Le texte permet la reconnaissance législative du Pass Sport, une aide financière aujourd’hui de 50€ destinée à diminuer le coût d’une inscription dans une structure sportive. La 1ère raison évoquée du non-recours au Pass Sport qui s’élève à 80%, est d’ordre financier au regard des coût d’inscription et du reste à charge pour les familles.
Le député propose de généraliser le bénéfice du dispositif à l’ensemble des mineurs (3-17 ans) sans conditions de ressources à hauteur de 75€ et fixe un montant majoré de 150€ pour les bénéficiaires actuels sous conditions de ressources. Le surcoût de ces nouvelles dispositions -260millions €- serait financé par une taxe additionnelle sur les boissons sucrées.
-Un mot sur le vote à l’unanimité et contre l’avis du gouvernement des Parlementaires d’un amendement du sénateur de l’Isère Michel Savin qui transfère 80 millions d’euros à l’enveloppe des sports, puisés dans les crédits affectés au Service national universel (SNU), au passage définitivement enterré. Là encore… incompréhensible.
Le pire a été évité grâce à la mobilisation des sénateurs sur tous les bancs. Le sport récupère 80 millions d’euros, avec la mort programmé du SNU, ce que nous demandions depuis de longues années. Il manque encore 100 millions pour maintenir les crédits 2025 à hauteur de 2024.
Il faut encore que les amendements proposant un relèvement du plafond des taxes sur les paris sportifs affectées au financement du Sport, pour un montant supplémentaire de 113 millions d’euros soient validés en Commission Mixte Paritaire qui aura lieu le 30 janvier.

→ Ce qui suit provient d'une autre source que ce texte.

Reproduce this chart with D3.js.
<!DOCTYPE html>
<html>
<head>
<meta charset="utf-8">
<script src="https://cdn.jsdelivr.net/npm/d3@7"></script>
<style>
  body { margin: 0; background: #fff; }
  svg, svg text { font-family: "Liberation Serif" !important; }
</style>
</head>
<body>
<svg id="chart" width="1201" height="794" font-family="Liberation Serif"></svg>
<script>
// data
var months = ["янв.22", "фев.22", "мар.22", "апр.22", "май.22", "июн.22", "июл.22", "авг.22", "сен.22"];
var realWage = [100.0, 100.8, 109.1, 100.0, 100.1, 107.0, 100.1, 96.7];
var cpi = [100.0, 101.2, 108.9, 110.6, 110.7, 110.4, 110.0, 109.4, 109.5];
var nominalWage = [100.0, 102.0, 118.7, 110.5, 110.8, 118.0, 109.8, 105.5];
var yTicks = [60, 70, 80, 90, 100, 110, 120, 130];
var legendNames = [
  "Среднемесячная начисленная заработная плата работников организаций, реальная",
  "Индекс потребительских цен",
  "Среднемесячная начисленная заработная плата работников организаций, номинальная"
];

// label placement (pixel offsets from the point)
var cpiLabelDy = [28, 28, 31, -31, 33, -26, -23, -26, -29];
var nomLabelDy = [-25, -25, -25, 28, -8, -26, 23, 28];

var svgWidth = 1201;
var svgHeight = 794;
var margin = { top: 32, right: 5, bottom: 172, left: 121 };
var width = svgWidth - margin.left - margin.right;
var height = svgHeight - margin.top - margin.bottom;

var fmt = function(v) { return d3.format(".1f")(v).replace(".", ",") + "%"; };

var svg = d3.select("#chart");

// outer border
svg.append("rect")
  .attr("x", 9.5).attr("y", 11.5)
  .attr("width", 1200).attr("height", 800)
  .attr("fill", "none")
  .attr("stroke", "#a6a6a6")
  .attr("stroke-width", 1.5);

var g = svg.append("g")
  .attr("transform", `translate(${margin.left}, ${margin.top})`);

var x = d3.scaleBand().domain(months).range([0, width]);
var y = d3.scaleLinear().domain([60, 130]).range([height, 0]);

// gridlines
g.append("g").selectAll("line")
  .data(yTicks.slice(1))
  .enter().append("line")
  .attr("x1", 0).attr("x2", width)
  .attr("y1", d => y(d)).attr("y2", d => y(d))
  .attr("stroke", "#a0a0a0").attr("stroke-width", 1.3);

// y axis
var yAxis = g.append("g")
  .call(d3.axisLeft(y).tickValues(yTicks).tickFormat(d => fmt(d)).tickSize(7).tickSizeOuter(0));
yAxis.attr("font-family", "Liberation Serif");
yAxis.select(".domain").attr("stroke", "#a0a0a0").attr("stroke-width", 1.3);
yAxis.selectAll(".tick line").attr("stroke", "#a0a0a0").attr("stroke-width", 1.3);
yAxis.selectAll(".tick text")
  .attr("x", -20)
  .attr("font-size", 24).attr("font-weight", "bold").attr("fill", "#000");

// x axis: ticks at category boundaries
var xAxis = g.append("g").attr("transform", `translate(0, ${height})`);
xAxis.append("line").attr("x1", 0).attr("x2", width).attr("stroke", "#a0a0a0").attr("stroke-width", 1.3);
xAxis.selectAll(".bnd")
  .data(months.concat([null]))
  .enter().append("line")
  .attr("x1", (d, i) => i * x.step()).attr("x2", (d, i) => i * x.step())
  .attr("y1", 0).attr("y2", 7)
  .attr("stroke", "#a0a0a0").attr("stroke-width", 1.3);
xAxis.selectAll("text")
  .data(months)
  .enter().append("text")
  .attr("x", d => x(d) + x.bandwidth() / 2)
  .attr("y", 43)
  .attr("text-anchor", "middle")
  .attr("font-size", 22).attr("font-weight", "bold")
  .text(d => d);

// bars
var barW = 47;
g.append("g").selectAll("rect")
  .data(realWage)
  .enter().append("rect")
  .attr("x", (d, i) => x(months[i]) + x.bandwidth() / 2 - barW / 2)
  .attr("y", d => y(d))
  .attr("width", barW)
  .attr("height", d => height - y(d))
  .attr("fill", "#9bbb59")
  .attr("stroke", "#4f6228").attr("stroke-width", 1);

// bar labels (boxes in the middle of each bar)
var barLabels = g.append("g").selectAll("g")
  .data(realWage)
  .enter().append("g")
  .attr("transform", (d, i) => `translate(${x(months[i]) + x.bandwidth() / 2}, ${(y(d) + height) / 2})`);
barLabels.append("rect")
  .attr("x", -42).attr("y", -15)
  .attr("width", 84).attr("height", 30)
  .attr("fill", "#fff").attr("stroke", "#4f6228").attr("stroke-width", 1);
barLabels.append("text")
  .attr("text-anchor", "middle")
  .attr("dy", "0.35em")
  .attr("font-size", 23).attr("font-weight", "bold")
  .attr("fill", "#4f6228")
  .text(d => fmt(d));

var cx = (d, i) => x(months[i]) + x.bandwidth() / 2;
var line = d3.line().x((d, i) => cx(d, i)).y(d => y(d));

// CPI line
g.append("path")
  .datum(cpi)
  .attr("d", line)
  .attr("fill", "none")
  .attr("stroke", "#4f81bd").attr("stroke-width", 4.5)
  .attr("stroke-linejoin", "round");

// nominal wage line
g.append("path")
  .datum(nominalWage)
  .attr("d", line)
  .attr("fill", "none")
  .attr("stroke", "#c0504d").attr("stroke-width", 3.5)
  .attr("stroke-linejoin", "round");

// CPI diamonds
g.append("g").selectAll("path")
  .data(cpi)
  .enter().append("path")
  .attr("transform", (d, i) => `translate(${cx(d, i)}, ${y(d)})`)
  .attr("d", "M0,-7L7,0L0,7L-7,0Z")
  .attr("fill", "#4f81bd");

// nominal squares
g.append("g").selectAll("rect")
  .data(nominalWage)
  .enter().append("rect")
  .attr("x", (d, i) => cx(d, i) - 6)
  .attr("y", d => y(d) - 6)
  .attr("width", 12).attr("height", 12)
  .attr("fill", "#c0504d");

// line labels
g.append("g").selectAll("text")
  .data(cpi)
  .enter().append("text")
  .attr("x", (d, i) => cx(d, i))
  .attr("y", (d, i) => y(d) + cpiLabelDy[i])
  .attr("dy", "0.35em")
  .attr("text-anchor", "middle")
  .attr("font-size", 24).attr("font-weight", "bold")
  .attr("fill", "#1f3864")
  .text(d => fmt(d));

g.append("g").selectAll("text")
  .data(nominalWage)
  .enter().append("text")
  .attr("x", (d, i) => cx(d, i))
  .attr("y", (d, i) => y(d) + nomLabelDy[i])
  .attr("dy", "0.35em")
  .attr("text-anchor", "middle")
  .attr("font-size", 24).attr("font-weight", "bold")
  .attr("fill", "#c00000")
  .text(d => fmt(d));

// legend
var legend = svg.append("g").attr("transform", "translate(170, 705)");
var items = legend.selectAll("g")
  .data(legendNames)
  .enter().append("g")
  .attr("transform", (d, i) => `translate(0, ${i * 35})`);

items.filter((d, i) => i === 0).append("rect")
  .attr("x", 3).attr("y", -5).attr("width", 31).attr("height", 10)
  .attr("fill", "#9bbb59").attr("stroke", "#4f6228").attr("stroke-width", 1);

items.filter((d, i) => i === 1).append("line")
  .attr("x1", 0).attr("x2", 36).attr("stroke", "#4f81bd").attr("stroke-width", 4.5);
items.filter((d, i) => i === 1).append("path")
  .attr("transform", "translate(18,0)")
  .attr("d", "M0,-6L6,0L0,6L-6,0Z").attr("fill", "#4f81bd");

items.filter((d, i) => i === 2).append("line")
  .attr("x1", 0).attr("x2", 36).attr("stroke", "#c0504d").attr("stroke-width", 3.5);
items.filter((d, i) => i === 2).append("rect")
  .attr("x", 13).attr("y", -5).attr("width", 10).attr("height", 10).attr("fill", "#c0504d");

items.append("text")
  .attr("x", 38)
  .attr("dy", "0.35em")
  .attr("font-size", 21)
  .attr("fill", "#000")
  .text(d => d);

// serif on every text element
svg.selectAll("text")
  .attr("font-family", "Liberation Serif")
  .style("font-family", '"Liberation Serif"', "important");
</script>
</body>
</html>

La hausse exceptionnelle de +25% des mises sur les paris sportifs en 2024, le permet sans affecter le montant des ressources affectées aux caisses de Bercy. Le rendement total de cette taxe affectée sera beaucoup plus important que prévu : la ministre des Comptes Publics le sait bien et devrait laisser faire les parlementaires.
Une fois les crédits rétablis, les parlementaires sont en droit de réclamer une véritable loi Héritage pour favoriser les parasports, l’activité physique et sportive à l’école, dans l’enseignement supérieur, en milieu professionnel, la prévention de la perte d’autonomie et la prescription de l’activité physique adaptée pour les malades chroniques.
La logique voudrait qu’un fonds Héritage à destination de tous les territoires soit crée. À l’instar du prélèvement exceptionnel de 0,3% sur les mises des jeux de tirage et grattage de la FDJ crée en 2017 -et supprimé par le nouveau gouvernement en 2018- ce fonds d’au moins 100 millions € via l’Agence Nationale du Sport -abondé par des crédits de l’Agence Nationale pour la Cohésion des Territoires (ANCT)- aurait vocation à soutenir partout sur le territoire les collectivités qui investissement pour les équipements sportifs structurants (construction/rénovation des piscines), le développement du design actif, les parasports (clubs inclusifs), les emplois sportifs aidés.